Le PSG se sert aussi de cet espace pour remercier ou impressionner d’éventuels sponsors. « Si nous voulons nouer un partenariat avec une nouvelle marque, nous allons faire venir ses dirigeants au meilleur endroit où présenter notre produit. C’est logique, non ? » glisse une source de la direction du club. Dans cet Automobile Club à ciel ouvert – accessible aux rappeurs et aux Miss France, lui –, tout est fait pour que le convive se sente spécial. On y est accueilli une heure trente avant le début du match, trois cocktails sont proposés dans les salons, avant, à la mi-temps, et après le match. C’est lors de ces apartés discrets que peuvent se nouer des relations inattendues. Le chanteur Grégory Bakian y a sympathisé avec Pierre Sarkozy, le fils de l’ancien président, tandis que Charles Villeneuve y converse régulièrement avec l’artiste Gims. « C’est comme un salon, on échange de la politique, de l’économie, de l’actualité… Et du foot, évidemment, on ne parle pas que des affaires », sourit l’ancien cadre du groupe TF1.

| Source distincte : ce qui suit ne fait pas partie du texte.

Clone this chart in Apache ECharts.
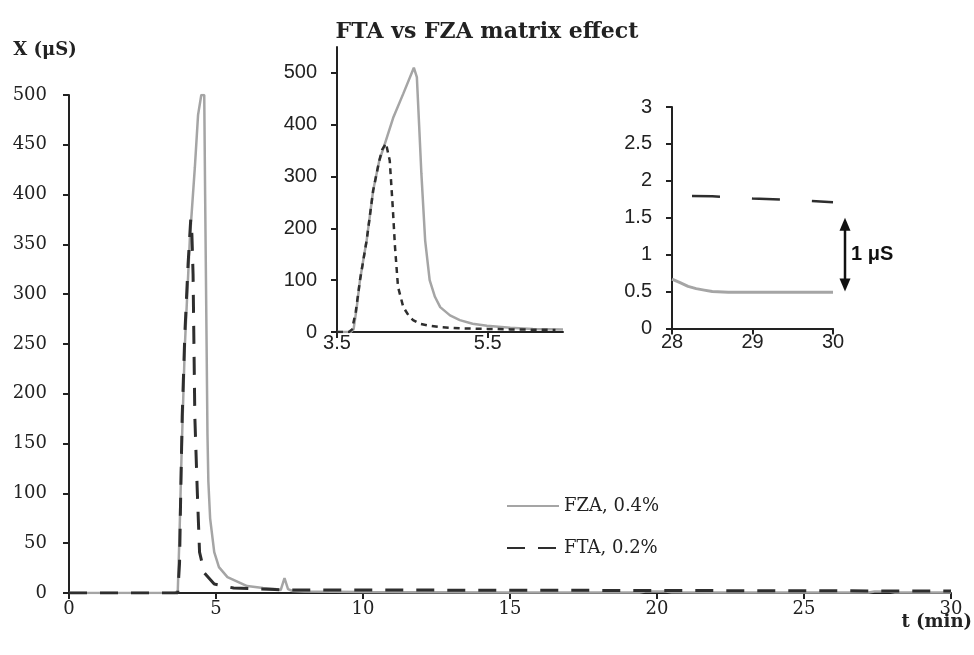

Ce joyeux mélange des genres accompagne le PSG depuis sa création. Jean-Paul Belmondo parraine le premier appel aux dons en 1970, tandis que le couturier Daniel Hechter et le publicitaire Francis Borelli prennent la tête du « gang des chemises roses », une bande d’entrepreneurs bran- chés qui investit dans le club. Sous l’ère Canal +, entre 1991 et 2006, la gestion de la Corbeille, comme on appelle alors cette tribune, se professionnalise. Valérie de la Rochebrochard, directrice des relations publiques de la chaîne cryptée, est chargée de constituer les panels : « Cette période m’a donné mon réseau pour la vie entière. La Corbeille, c’est un lieu rare de lobbying », estime-t-elle. Un 1er avril, elle se fend d’un petit canular flatteur que le président du PSG, Michel Denisot, prend… très au sérieux : « J’avais fait une fausse liste pour rigoler, avec lady Di et ses fils, Margaret Thatcher… Denisot disait : “Ah bon ? Ils viennent tous les quatre ?” C’était tellement drôle », se souvient-elle.

A son arrivée au PSG, le Qatar a mis en place des règles supplémentaires. Au sein du Carré, la tenue « veste, chemise et chaussures de ville » est « obligatoire ». Un soir de match, le nageur Amaury Leveaux, champion olympique, se voit refuser l’entrée parce qu’il porte des baskets. En 2016, lors d’un match PSG-Lille, Nicolas Sarkozy est, lui, contraint de suivre la première mi-temps depuis les salons… car il est arrivé plus de dix minutes en retard. Des préceptes qui tendraient à se perdre, selon Grégory Bakian : « Avec l’avènement de la musique urbaine, les looks sont différents. Le dress code est moins respecté. »

Plus gênant pour le club, un trafic de places au Carré semble s’être mis en place pendant plusieurs années. Selon une synthèse d’enquête cosignée par la Direction générale de la sécurité intérieure et l’Inspection générale de la police nationale, révélée par Libération et dont L’Express a également pris connaissance, des policiers se voyaient proposer des places au sein de l’espace VIP du PSG… moyennant des activités illégales de renseignement privé. Des initiatives prises par un lobbyiste et un salarié du club, sans l’aval d’Al-Khelaïfi, jure le PSG. « Pendant longtemps, les invitations au Carré n’ont pas été organisées. Il y avait beaucoup de décisions impulsives. Mais maintenant, nous sommes beaucoup plus structurés », assure une source au sein de la direction, la main sur le cœur. Il en va de la réputation du président… et du propriétaire, le Qatar.